= WRITTEN REQUEST =
From the entries below, say how many lines carry the word "matplotlib", and give nothing but the number.

Charts and diagrams as code:

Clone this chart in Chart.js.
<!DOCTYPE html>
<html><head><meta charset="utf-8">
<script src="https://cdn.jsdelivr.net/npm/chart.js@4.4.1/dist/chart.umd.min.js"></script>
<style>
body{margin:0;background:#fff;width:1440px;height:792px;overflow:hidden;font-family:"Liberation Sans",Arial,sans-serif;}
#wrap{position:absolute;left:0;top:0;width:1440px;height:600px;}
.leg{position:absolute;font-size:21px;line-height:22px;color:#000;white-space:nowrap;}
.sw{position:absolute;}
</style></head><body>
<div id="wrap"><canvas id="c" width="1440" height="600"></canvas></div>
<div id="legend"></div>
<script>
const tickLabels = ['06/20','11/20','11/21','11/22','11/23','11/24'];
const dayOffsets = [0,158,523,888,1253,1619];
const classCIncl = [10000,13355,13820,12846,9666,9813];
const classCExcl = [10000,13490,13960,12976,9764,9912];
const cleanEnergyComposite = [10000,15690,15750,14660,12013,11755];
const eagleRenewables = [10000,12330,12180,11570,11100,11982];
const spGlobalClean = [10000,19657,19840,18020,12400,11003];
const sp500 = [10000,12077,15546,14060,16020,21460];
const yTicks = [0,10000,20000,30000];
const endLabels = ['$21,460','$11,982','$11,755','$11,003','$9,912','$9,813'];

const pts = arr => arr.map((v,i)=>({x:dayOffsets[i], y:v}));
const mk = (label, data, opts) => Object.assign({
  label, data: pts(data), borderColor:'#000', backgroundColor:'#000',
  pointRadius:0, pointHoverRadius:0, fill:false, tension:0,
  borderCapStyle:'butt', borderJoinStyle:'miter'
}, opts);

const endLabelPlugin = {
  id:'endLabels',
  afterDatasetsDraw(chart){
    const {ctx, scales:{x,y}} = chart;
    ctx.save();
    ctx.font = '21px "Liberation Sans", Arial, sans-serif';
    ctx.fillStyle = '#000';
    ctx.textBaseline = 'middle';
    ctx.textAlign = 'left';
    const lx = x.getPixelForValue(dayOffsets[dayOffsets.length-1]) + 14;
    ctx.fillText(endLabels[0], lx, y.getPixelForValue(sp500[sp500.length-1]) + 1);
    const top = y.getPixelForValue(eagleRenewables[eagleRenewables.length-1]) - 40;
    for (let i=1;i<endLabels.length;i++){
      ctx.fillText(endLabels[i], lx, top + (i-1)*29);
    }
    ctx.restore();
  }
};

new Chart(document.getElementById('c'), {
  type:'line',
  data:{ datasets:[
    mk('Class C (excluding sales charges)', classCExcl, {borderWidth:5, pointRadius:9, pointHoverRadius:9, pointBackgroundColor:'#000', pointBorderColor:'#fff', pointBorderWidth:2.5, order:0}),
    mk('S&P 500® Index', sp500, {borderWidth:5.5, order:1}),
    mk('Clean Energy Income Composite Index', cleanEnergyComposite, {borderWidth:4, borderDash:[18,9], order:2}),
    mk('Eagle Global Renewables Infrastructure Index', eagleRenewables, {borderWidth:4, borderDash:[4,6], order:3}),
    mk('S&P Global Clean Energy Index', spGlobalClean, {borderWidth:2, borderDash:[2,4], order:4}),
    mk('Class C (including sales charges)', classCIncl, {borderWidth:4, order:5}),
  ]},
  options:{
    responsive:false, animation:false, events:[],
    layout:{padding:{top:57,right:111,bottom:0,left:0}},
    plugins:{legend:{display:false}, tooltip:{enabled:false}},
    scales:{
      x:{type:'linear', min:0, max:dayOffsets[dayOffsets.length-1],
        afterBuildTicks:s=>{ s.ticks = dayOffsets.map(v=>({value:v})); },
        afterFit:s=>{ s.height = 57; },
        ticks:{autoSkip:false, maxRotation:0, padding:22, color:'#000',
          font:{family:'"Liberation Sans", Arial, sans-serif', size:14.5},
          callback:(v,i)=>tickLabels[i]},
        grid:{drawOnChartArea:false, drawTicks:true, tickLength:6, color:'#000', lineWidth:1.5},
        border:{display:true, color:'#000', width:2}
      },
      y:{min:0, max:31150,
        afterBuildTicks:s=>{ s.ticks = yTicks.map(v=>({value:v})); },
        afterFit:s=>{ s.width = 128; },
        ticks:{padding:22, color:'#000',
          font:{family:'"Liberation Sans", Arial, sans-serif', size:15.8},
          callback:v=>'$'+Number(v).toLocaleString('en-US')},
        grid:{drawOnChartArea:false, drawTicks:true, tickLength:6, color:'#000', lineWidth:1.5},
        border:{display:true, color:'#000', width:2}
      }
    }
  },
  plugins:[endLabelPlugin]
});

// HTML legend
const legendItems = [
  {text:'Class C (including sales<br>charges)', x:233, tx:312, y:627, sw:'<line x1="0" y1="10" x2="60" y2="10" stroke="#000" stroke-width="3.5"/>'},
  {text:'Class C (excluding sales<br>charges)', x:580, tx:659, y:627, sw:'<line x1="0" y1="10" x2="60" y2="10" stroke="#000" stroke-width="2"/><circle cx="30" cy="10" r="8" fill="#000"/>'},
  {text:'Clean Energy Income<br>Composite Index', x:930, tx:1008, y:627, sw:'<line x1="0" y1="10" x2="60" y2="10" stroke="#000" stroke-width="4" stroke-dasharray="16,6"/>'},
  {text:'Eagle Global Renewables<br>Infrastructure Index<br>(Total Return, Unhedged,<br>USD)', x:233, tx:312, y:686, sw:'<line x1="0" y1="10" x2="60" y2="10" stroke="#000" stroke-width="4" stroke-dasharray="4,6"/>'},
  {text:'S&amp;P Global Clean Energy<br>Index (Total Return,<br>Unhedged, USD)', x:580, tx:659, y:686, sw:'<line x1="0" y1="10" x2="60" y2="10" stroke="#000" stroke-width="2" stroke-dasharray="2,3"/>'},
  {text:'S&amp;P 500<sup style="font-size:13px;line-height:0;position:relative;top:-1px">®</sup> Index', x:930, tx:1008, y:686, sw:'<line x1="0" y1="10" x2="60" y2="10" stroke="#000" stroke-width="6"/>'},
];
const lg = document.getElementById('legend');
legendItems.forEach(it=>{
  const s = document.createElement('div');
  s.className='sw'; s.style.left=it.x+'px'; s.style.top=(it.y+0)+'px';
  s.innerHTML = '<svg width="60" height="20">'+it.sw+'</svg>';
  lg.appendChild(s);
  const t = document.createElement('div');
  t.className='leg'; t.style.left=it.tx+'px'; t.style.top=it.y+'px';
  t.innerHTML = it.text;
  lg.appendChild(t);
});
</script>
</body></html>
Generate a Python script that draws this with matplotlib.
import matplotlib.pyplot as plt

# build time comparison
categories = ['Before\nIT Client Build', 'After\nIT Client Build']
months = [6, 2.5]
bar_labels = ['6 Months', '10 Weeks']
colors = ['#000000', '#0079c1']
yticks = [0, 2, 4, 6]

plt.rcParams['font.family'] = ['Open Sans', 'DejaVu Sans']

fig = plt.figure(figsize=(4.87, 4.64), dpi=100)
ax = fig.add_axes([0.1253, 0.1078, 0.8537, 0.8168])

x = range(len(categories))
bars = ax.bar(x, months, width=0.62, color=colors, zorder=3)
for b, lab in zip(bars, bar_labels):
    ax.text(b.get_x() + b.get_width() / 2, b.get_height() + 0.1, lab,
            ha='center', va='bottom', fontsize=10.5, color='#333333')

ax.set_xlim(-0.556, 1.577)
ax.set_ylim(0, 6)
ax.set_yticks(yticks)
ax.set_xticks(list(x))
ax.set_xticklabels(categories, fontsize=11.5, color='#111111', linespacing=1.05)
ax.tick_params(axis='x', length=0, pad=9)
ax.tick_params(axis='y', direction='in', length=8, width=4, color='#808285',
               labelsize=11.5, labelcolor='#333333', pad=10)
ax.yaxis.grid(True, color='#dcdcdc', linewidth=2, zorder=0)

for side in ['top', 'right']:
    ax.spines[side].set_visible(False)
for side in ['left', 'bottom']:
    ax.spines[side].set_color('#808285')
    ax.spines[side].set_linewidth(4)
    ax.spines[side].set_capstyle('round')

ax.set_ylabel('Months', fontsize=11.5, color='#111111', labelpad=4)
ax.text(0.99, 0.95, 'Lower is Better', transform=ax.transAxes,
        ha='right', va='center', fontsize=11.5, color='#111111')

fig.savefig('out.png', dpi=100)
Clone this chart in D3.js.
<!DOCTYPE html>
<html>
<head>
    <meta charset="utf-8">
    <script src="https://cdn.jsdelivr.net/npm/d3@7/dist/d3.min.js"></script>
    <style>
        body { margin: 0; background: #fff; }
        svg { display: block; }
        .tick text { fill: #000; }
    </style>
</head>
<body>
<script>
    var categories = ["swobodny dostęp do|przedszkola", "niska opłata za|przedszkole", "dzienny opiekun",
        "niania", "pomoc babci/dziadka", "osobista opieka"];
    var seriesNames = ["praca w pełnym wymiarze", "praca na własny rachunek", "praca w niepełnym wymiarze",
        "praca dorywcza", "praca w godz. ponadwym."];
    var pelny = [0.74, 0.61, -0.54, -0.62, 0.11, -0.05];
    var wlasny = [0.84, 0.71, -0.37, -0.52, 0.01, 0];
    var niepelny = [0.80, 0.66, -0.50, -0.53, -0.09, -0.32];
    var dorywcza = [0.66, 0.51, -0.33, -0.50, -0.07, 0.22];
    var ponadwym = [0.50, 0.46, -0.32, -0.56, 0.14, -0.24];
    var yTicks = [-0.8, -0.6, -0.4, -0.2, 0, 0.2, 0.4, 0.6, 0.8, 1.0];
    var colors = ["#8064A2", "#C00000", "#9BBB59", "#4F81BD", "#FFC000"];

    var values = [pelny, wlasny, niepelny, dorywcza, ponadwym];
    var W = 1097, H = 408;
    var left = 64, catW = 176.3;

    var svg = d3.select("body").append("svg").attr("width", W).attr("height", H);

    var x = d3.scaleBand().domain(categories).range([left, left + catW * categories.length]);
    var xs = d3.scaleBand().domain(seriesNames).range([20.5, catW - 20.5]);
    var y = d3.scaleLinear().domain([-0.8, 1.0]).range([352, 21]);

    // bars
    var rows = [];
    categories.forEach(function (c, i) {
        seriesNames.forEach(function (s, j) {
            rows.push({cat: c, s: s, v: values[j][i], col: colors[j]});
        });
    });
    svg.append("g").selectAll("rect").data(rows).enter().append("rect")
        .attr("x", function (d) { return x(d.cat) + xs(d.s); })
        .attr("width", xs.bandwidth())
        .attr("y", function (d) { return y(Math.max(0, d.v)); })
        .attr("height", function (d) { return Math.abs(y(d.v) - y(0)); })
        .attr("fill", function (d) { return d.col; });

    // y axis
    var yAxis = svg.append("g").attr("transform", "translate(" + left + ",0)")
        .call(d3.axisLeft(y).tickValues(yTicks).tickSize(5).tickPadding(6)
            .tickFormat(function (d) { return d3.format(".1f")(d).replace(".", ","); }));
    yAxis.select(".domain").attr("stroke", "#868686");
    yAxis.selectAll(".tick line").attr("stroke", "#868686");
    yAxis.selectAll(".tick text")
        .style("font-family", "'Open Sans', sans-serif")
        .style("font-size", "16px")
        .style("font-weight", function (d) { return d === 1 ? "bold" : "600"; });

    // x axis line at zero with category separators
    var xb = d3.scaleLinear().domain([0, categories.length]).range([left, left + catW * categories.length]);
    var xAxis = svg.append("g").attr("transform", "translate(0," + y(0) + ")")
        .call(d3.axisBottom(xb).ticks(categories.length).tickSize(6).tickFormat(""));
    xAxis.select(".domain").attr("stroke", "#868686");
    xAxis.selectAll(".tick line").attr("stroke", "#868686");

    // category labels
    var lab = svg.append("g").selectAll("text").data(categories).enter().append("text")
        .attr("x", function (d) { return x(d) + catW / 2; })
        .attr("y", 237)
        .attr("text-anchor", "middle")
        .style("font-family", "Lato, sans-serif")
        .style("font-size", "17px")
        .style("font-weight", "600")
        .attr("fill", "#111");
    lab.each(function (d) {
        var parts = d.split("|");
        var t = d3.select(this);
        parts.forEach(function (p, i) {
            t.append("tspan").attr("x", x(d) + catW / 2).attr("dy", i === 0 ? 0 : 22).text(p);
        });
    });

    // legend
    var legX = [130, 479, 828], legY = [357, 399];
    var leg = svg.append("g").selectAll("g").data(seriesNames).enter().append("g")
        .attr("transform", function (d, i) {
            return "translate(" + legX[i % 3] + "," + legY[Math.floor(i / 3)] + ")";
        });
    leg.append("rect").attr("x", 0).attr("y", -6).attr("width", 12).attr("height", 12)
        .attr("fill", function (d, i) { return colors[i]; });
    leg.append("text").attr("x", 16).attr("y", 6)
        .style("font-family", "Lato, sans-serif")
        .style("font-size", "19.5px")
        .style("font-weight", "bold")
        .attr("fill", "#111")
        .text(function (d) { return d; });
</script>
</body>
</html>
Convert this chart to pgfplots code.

= FINISHED TASK =
2